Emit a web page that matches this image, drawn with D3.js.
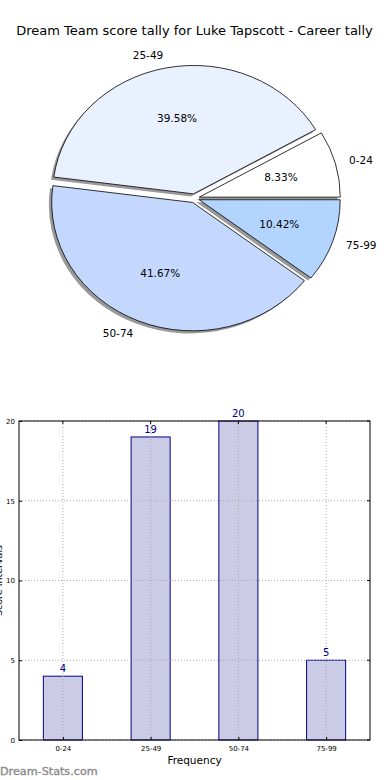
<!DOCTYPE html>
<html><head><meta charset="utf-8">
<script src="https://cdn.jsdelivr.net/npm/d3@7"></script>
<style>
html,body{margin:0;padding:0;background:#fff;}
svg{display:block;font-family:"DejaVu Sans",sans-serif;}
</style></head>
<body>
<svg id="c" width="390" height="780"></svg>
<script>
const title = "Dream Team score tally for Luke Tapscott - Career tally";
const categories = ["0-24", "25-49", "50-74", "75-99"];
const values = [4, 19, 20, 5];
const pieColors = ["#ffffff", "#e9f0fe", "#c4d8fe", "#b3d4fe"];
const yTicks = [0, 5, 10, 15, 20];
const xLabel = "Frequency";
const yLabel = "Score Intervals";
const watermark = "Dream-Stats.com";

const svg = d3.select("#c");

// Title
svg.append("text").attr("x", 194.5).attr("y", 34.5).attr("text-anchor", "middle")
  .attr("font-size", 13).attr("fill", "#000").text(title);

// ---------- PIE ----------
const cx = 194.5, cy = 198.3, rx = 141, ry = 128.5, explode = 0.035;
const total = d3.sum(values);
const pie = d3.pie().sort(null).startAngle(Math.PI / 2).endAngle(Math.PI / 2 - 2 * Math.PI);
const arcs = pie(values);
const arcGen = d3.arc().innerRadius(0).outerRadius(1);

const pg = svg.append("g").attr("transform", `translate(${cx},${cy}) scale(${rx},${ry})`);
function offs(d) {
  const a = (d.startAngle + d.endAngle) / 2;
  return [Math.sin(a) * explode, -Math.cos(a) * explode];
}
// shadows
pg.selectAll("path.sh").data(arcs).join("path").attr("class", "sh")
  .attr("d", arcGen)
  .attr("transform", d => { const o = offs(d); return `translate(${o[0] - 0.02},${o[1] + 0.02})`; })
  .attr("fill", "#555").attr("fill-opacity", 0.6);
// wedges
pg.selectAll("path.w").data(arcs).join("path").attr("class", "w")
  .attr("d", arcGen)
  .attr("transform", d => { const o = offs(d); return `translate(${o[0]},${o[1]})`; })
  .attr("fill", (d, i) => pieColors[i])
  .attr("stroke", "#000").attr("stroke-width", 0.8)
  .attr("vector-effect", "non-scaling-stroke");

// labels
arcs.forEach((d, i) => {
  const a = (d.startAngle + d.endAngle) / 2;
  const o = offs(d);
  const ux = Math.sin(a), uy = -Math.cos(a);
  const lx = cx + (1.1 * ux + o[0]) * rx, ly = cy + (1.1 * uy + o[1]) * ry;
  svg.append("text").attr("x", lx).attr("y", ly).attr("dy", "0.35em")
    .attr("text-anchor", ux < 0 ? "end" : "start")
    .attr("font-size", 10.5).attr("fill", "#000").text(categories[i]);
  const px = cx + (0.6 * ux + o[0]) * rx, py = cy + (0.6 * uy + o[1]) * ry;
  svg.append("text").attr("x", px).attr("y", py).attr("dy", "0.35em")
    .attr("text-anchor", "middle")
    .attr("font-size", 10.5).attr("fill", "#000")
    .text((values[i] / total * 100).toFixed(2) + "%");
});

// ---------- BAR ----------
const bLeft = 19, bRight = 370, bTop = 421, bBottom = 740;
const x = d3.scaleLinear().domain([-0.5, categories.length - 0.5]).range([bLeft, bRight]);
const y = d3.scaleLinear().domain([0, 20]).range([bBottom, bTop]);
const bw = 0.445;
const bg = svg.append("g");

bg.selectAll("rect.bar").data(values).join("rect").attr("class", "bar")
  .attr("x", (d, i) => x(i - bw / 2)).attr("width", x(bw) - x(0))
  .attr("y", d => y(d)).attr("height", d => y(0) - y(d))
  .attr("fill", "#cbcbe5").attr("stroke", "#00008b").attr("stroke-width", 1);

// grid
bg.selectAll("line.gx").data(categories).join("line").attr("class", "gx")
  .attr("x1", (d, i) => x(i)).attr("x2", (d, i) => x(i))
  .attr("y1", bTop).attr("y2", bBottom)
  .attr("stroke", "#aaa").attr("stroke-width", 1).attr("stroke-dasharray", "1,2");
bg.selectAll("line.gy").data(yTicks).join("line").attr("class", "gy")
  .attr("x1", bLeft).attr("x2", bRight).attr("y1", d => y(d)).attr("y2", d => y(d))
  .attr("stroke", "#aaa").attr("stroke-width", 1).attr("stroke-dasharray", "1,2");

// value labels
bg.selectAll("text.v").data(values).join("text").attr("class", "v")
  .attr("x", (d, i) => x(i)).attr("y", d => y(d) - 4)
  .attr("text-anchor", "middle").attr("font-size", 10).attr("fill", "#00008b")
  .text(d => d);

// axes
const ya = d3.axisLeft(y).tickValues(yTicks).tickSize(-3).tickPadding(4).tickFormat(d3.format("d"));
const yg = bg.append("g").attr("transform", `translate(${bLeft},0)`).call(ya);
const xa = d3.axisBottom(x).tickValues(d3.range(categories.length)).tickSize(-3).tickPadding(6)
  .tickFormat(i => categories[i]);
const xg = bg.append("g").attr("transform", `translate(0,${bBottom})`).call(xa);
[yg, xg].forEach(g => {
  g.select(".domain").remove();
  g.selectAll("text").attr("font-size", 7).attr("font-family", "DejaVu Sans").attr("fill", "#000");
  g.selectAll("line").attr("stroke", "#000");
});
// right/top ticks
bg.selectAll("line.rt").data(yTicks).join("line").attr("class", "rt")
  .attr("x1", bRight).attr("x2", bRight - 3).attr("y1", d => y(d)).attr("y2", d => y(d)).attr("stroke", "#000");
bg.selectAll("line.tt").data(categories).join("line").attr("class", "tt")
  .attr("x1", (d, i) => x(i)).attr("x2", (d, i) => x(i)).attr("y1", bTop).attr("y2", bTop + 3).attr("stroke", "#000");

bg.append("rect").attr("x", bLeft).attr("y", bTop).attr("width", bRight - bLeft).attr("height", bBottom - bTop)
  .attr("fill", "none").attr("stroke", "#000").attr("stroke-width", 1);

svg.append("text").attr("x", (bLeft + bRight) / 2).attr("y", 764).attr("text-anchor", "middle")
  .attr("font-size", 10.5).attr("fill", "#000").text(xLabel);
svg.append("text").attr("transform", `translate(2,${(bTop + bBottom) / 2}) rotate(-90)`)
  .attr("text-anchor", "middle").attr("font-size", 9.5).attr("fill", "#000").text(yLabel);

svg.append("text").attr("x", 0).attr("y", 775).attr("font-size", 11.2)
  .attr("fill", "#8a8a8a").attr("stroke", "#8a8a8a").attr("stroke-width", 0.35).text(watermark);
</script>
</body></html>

══════

Keep the pictures out of the copy and return the rest of the data above exactly.

**REPLY TO THE EXERCISE**:
Emit a web page that matches this image, drawn with D3.js.
<!DOCTYPE html>
<html><head><meta charset="utf-8">
<script src="https://cdn.jsdelivr.net/npm/d3@7"></script>
<style>
html,body{margin:0;padding:0;background:#fff;}
svg{display:block;font-family:"DejaVu Sans",sans-serif;}
</style></head>
<body>
<svg id="c" width="390" height="780"></svg>
<script>
const title = "Dream Team score tally for Luke Tapscott - Career tally";
const categories = ["0-24", "25-49", "50-74", "75-99"];
const values = [4, 19, 20, 5];
const pieColors = ["#ffffff", "#e9f0fe", "#c4d8fe", "#b3d4fe"];
const yTicks = [0, 5, 10, 15, 20];
const xLabel = "Frequency";
const yLabel = "Score Intervals";
const watermark = "Dream-Stats.com";

const svg = d3.select("#c");

// Title
svg.append("text").attr("x", 194.5).attr("y", 34.5).attr("text-anchor", "middle")
  .attr("font-size", 13).attr("fill", "#000").text(title);

// ---------- PIE ----------
const cx = 194.5, cy = 198.3, rx = 141, ry = 128.5, explode = 0.035;
const total = d3.sum(values);
const pie = d3.pie().sort(null).startAngle(Math.PI / 2).endAngle(Math.PI / 2 - 2 * Math.PI);
const arcs = pie(values);
const arcGen = d3.arc().innerRadius(0).outerRadius(1);

const pg = svg.append("g").attr("transform", `translate(${cx},${cy}) scale(${rx},${ry})`);
function offs(d) {
  const a = (d.startAngle + d.endAngle) / 2;
  return [Math.sin(a) * explode, -Math.cos(a) * explode];
}
// shadows
pg.selectAll("path.sh").data(arcs).join("path").attr("class", "sh")
  .attr("d", arcGen)
  .attr("transform", d => { const o = offs(d); return `translate(${o[0] - 0.02},${o[1] + 0.02})`; })
  .attr("fill", "#555").attr("fill-opacity", 0.6);
// wedges
pg.selectAll("path.w").data(arcs).join("path").attr("class", "w")
  .attr("d", arcGen)
  .attr("transform", d => { const o = offs(d); return `translate(${o[0]},${o[1]})`; })
  .attr("fill", (d, i) => pieColors[i])
  .attr("stroke", "#000").attr("stroke-width", 0.8)
  .attr("vector-effect", "non-scaling-stroke");

// labels
arcs.forEach((d, i) => {
  const a = (d.startAngle + d.endAngle) / 2;
  const o = offs(d);
  const ux = Math.sin(a), uy = -Math.cos(a);
  const lx = cx + (1.1 * ux + o[0]) * rx, ly = cy + (1.1 * uy + o[1]) * ry;
  svg.append("text").attr("x", lx).attr("y", ly).attr("dy", "0.35em")
    .attr("text-anchor", ux < 0 ? "end" : "start")
    .attr("font-size", 10.5).attr("fill", "#000").text(categories[i]);
  const px = cx + (0.6 * ux + o[0]) * rx, py = cy + (0.6 * uy + o[1]) * ry;
  svg.append("text").attr("x", px).attr("y", py).attr("dy", "0.35em")
    .attr("text-anchor", "middle")
    .attr("font-size", 10.5).attr("fill", "#000")
    .text((values[i] / total * 100).toFixed(2) + "%");
});

// ---------- BAR ----------
const bLeft = 19, bRight = 370, bTop = 421, bBottom = 740;
const x = d3.scaleLinear().domain([-0.5, categories.length - 0.5]).range([bLeft, bRight]);
const y = d3.scaleLinear().domain([0, 20]).range([bBottom, bTop]);
const bw = 0.445;
const bg = svg.append("g");

bg.selectAll("rect.bar").data(values).join("rect").attr("class", "bar")
  .attr("x", (d, i) => x(i - bw / 2)).attr("width", x(bw) - x(0))
  .attr("y", d => y(d)).attr("height", d => y(0) - y(d))
  .attr("fill", "#cbcbe5").attr("stroke", "#00008b").attr("stroke-width", 1);

// grid
bg.selectAll("line.gx").data(categories).join("line").attr("class", "gx")
  .attr("x1", (d, i) => x(i)).attr("x2", (d, i) => x(i))
  .attr("y1", bTop).attr("y2", bBottom)
  .attr("stroke", "#aaa").attr("stroke-width", 1).attr("stroke-dasharray", "1,2");
bg.selectAll("line.gy").data(yTicks).join("line").attr("class", "gy")
  .attr("x1", bLeft).attr("x2", bRight).attr("y1", d => y(d)).attr("y2", d => y(d))
  .attr("stroke", "#aaa").attr("stroke-width", 1).attr("stroke-dasharray", "1,2");

// value labels
bg.selectAll("text.v").data(values).join("text").attr("class", "v")
  .attr("x", (d, i) => x(i)).attr("y", d => y(d) - 4)
  .attr("text-anchor", "middle").attr("font-size", 10).attr("fill", "#00008b")
  .text(d => d);

// axes
const ya = d3.axisLeft(y).tickValues(yTicks).tickSize(-3).tickPadding(4).tickFormat(d3.format("d"));
const yg = bg.append("g").attr("transform", `translate(${bLeft},0)`).call(ya);
const xa = d3.axisBottom(x).tickValues(d3.range(categories.length)).tickSize(-3).tickPadding(6)
  .tickFormat(i => categories[i]);
const xg = bg.append("g").attr("transform", `translate(0,${bBottom})`).call(xa);
[yg, xg].forEach(g => {
  g.select(".domain").remove();
  g.selectAll("text").attr("font-size", 7).attr("font-family", "DejaVu Sans").attr("fill", "#000");
  g.selectAll("line").attr("stroke", "#000");
});
// right/top ticks
bg.selectAll("line.rt").data(yTicks).join("line").attr("class", "rt")
  .attr("x1", bRight).attr("x2", bRight - 3).attr("y1", d => y(d)).attr("y2", d => y(d)).attr("stroke", "#000");
bg.selectAll("line.tt").data(categories).join("line").attr("class", "tt")
  .attr("x1", (d, i) => x(i)).attr("x2", (d, i) => x(i)).attr("y1", bTop).attr("y2", bTop + 3).attr("stroke", "#000");

bg.append("rect").attr("x", bLeft).attr("y", bTop).attr("width", bRight - bLeft).attr("height", bBottom - bTop)
  .attr("fill", "none").attr("stroke", "#000").attr("stroke-width", 1);

svg.append("text").attr("x", (bLeft + bRight) / 2).attr("y", 764).attr("text-anchor", "middle")
  .attr("font-size", 10.5).attr("fill", "#000").text(xLabel);
svg.append("text").attr("transform", `translate(2,${(bTop + bBottom) / 2}) rotate(-90)`)
  .attr("text-anchor", "middle").attr("font-size", 9.5).attr("fill", "#000").text(yLabel);

svg.append("text").attr("x", 0).attr("y", 775).attr("font-size", 11.2)
  .attr("fill", "#8a8a8a").attr("stroke", "#8a8a8a").attr("stroke-width", 0.35).text(watermark);
</script>
</body></html>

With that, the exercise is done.